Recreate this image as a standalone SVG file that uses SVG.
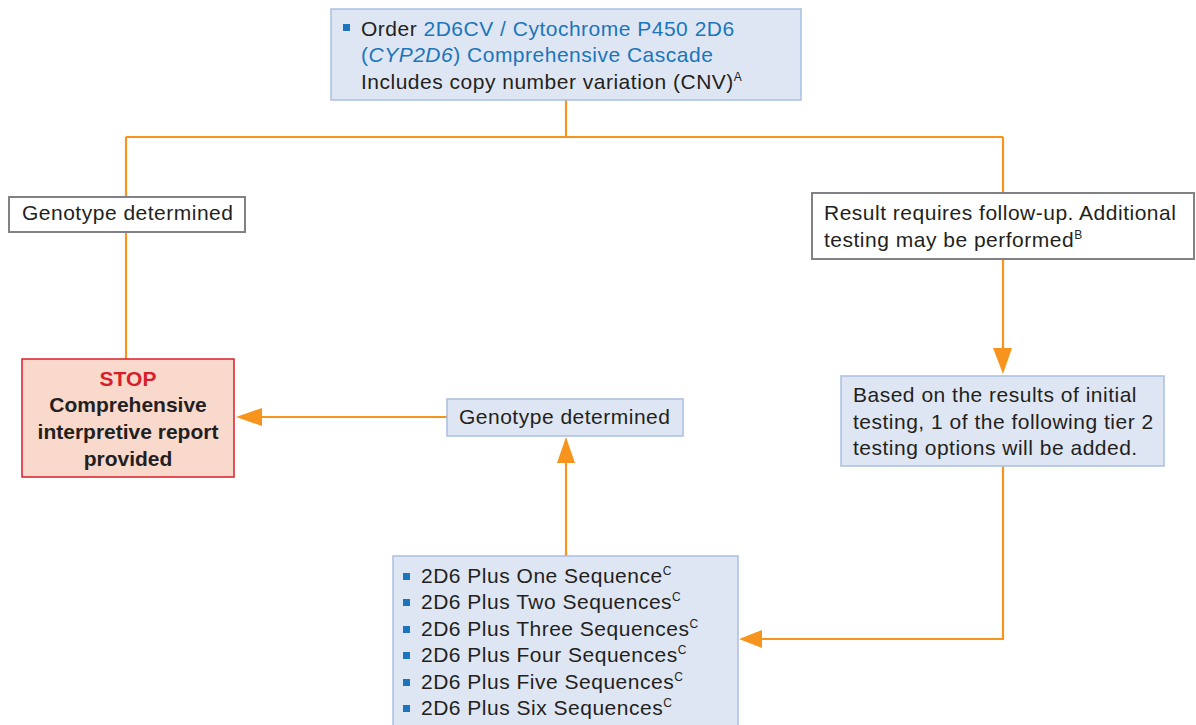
<svg xmlns="http://www.w3.org/2000/svg" width="1196" height="725" viewBox="0 0 1196 725">
<style>
text{font-family:"Liberation Sans",Arial,sans-serif;font-size:21px;letter-spacing:0.5px;fill:#231f20}
.blue{fill:#1a75bb}
.box{fill:#dfe6f3;stroke:#a9bfe2;stroke-width:1.5}
.gbox{fill:#ffffff;stroke:#808285;stroke-width:2}
.stop{fill:#f9d9cc;stroke:#d71f2b;stroke-width:1.5}
.c{fill:none;stroke:#f7941d;stroke-width:2.2}
.bul{fill:#1b75bc}
.b{font-weight:bold;text-anchor:middle;letter-spacing:0}
.sup{font-size:12px;letter-spacing:0}
</style>
<g id="connectors">
<path class="c" d="M566,100 V137 M126,137 H1003 M126,137 V197 M1003,137 V193"/>
<path class="c" d="M126,232 V359"/>
<path class="c" d="M1003,259 V350"/>
<path d="M993,348 L1012,348 L1003,374 Z" fill="#f7941d"/>
<path class="c" d="M1003,466 V639 H760"/>
<path d="M762,630 L762,648 L739,639 Z" fill="#f7941d"/>
<path class="c" d="M566,556 V462"/>
<path d="M557,463 L575,463 L566,437 Z" fill="#f7941d"/>
<path class="c" d="M447,417 H260"/>
<path d="M262,408 L262,426 L236,417 Z" fill="#f7941d"/>
</g>
<g id="order">
<rect class="box" x="331" y="9" width="470" height="91"/>
<rect class="bul" x="343" y="24" width="7" height="7"/>
<text x="361" y="36">Order <tspan class="blue">2D6CV / Cytochrome P450 2D6</tspan></text>
<text x="361" y="62" class="blue">(<tspan font-style="italic" class="blue">CYP2D6</tspan>) Comprehensive Cascade</text>
<text x="361" y="89">Includes copy number variation (CNV)<tspan class="sup" dy="-8">A</tspan></text>
</g>
<g id="geno1">
<rect class="gbox" x="9" y="197" width="236" height="35"/>
<text x="22" y="220">Genotype determined</text>
</g>
<g id="followup">
<rect class="gbox" x="812" y="193" width="382" height="66"/>
<text x="824" y="220">Result requires follow-up. Additional</text>
<text x="824" y="247">testing may be performed<tspan class="sup" dy="-8">B</tspan></text>
</g>
<g id="stop">
<rect class="stop" x="22" y="359" width="212" height="118"/>
<text x="128" y="386" class="b" style="fill:#d71f2b">STOP</text>
<text x="128" y="412" class="b">Comprehensive</text>
<text x="128" y="439" class="b">interpretive report</text>
<text x="128" y="466" class="b">provided</text>
</g>
<g id="tier2">
<rect class="box" x="841" y="376" width="323" height="90"/>
<text x="853" y="402">Based on the results of initial</text>
<text x="853" y="429">testing, 1 of the following tier 2</text>
<text x="853" y="455">testing options will be added.</text>
</g>
<g id="geno2">
<rect class="box" x="447" y="399" width="236" height="37"/>
<text x="459" y="424">Genotype determined</text>
</g>
<g id="seqs">
<rect class="box" x="393" y="556" width="345" height="175"/>
<rect class="bul" x="403" y="573" width="7" height="7"/>
<rect class="bul" x="403" y="599" width="7" height="7"/>
<rect class="bul" x="403" y="626" width="7" height="7"/>
<rect class="bul" x="403" y="652" width="7" height="7"/>
<rect class="bul" x="403" y="679" width="7" height="7"/>
<rect class="bul" x="403" y="705" width="7" height="7"/>
<text x="421" y="583">2D6 Plus One Sequence<tspan class="sup" dy="-8">C</tspan></text>
<text x="421" y="609">2D6 Plus Two Sequences<tspan class="sup" dy="-8">C</tspan></text>
<text x="421" y="636">2D6 Plus Three Sequences<tspan class="sup" dy="-8">C</tspan></text>
<text x="421" y="662">2D6 Plus Four Sequences<tspan class="sup" dy="-8">C</tspan></text>
<text x="421" y="689">2D6 Plus Five Sequences<tspan class="sup" dy="-8">C</tspan></text>
<text x="421" y="715">2D6 Plus Six Sequences<tspan class="sup" dy="-8">C</tspan></text>
</g>
</svg>
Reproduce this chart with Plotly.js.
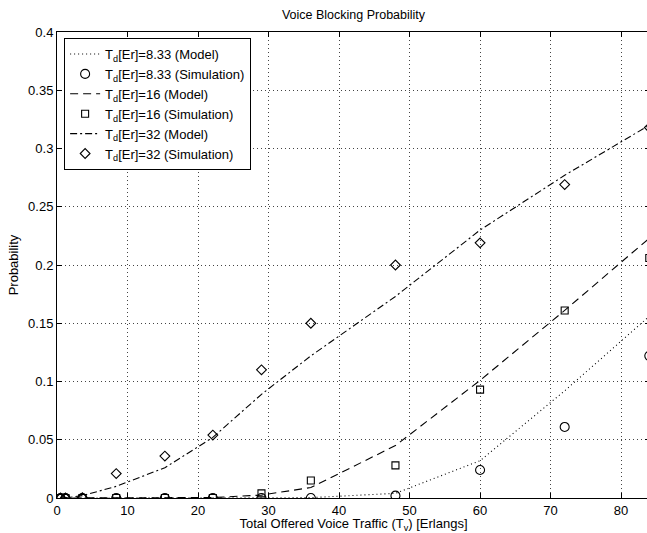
<!DOCTYPE html>
<html>
<head>
<meta charset="utf-8">
<script src="https://cdn.plot.ly/plotly-3.0.1.min.js"></script>
<style>
html,body{margin:0;padding:0;overflow:hidden;background:#fff;}
#chart{width:650px;height:533px;}
</style>
</head>
<body>
<div id="chart"></div>
<script>
// Offered voice traffic (Erlangs)
const traffic = [0.5, 1.2, 3.6, 8.4, 15.3, 22.1, 29, 36, 48, 60, 72, 84];

// Model curves
const model833 = [0, 0, 0, 0, 0, 0, 0, 0.0003, 0.004, 0.032, 0.092, 0.156];
const model16  = [0, 0, 0, 0, 0, 0.0004, 0.0025, 0.009, 0.045, 0.101, 0.161, 0.223];
const model32  = [0, 0.0001, 0.002, 0.010, 0.026, 0.052, 0.089, 0.122, 0.173, 0.230, 0.277, 0.32];

// Simulation results
const sim833 = [0, 0, 0, 0, 0, 0, 0, 0, 0.002, 0.024, 0.061, 0.122];
const sim16  = [0, 0, 0, 0, 0, 0, 0.004, 0.015, 0.028, 0.093, 0.161, 0.206];
const sim32  = [0, 0, 0.0003, 0.021, 0.036, 0.054, 0.11, 0.15, 0.2, 0.219, 0.269, 0.318];

const names = [
  'T<sub>d</sub>[Er]=8.33 (Model)',
  'T<sub>d</sub>[Er]=8.33 (Simulation)',
  'T<sub>d</sub>[Er]=16 (Model)',
  'T<sub>d</sub>[Er]=16 (Simulation)',
  'T<sub>d</sub>[Er]=32 (Model)',
  'T<sub>d</sub>[Er]=32 (Simulation)'
];
const xTickVals = [0, 10, 20, 30, 40, 50, 60, 70, 80];
const yTickVals = [0, 0.05, 0.1, 0.15, 0.2, 0.25, 0.3, 0.35, 0.4];
const yTickText = ['0', '0.05', '0.1', '0.15', '0.2', '0.25', '0.3', '0.35', '0.4'];

const blk = '#000';
function lineTrace(y, name, dash) {
  return {x: traffic, y: y, name: name, mode: 'lines', type: 'scatter',
          line: {color: blk, width: 1.1, dash: dash}};
}
function markTrace(y, name, symbol, size) {
  return {x: traffic, y: y, name: name, mode: 'markers', type: 'scatter',
          marker: {symbol: symbol, size: size, color: blk,
                   line: {color: blk, width: 1.1}}};
}

const data = [
  lineTrace(model833, names[0], '1px,3px'),
  markTrace(sim833, names[1], 'circle-open', 9),
  lineTrace(model16, names[2], '8px,5px'),
  markTrace(sim16, names[3], 'square-open', 7),
  lineTrace(model32, names[4], '7px,3px,2px,3px'),
  markTrace(sim32, names[5], 'diamond-open', 7.5)
];

const fam = '"Liberation Sans", Arial, Helvetica, sans-serif';
const font = {family: fam, size: 13, color: '#000'};

const layout = {
  width: 650, height: 533,
  margin: {l: 57, r: 0, t: 32, b: 35, pad: 0},
  paper_bgcolor: '#fff', plot_bgcolor: '#fff',
  font: font,
  showlegend: true,
  title: {text: 'Voice Blocking Probability', font: {family: fam, size: 12.5, color: '#000'},
          x: 0.5, xref: 'paper', y: 1, yref: 'container', yanchor: 'top', pad: {t: 10}},
  xaxis: {
    range: [0, 84.1], tickvals: xTickVals, ticktext: xTickVals.map(String),
    ticks: 'inside', ticklen: 5, tickcolor: blk, showline: true, linecolor: blk, linewidth: 1,
    mirror: 'ticks', showgrid: true, gridcolor: '#444', griddash: '1px,3px', gridwidth: 1,
    zeroline: false, tickfont: font,
    title: {text: 'Total Offered Voice Traffic (T<sub>v</sub>) [Erlangs]', font: {family: fam, size: 13, color: '#000'}, standoff: 1},
    automargin: false
  },
  yaxis: {
    range: [0, 0.4], tickvals: yTickVals, ticktext: yTickText,
    ticks: 'inside', ticklen: 5, tickcolor: blk, showline: true, linecolor: blk, linewidth: 1,
    mirror: 'ticks', showgrid: true, gridcolor: '#444', griddash: '1px,3px', gridwidth: 1,
    zeroline: false, tickfont: font,
    title: {text: 'Probability', font: {family: fam, size: 13, color: '#000'}, standoff: 6},
    automargin: false
  },
  legend: {
    x: 0.012, y: 0.987, xanchor: 'left', yanchor: 'top',
    bgcolor: '#fff', bordercolor: blk, borderwidth: 1,
    font: {family: fam, size: 13, color: '#000'},
    tracegroupgap: 0, itemwidth: 30
  }
};

Plotly.newPlot('chart', data, layout, {displayModeBar: false, staticPlot: true});
</script>
</body>
</html>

Work instructions: Copy exactly the part of the material above that opens with the line containing "Reproduce this chart with Plotly.js." and closes with the line containing "0.230, 0.277, 0.32];", ends included. Drop the images.

Final result:
Reproduce this chart with Plotly.js.
<!DOCTYPE html>
<html>
<head>
<meta charset="utf-8">
<script src="https://cdn.plot.ly/plotly-3.0.1.min.js"></script>
<style>
html,body{margin:0;padding:0;overflow:hidden;background:#fff;}
#chart{width:650px;height:533px;}
</style>
</head>
<body>
<div id="chart"></div>
<script>
// Offered voice traffic (Erlangs)
const traffic = [0.5, 1.2, 3.6, 8.4, 15.3, 22.1, 29, 36, 48, 60, 72, 84];

// Model curves
const model833 = [0, 0, 0, 0, 0, 0, 0, 0.0003, 0.004, 0.032, 0.092, 0.156];
const model16  = [0, 0, 0, 0, 0, 0.0004, 0.0025, 0.009, 0.045, 0.101, 0.161, 0.223];
const model32  = [0, 0.0001, 0.002, 0.010, 0.026, 0.052, 0.089, 0.122, 0.173, 0.230, 0.277, 0.32];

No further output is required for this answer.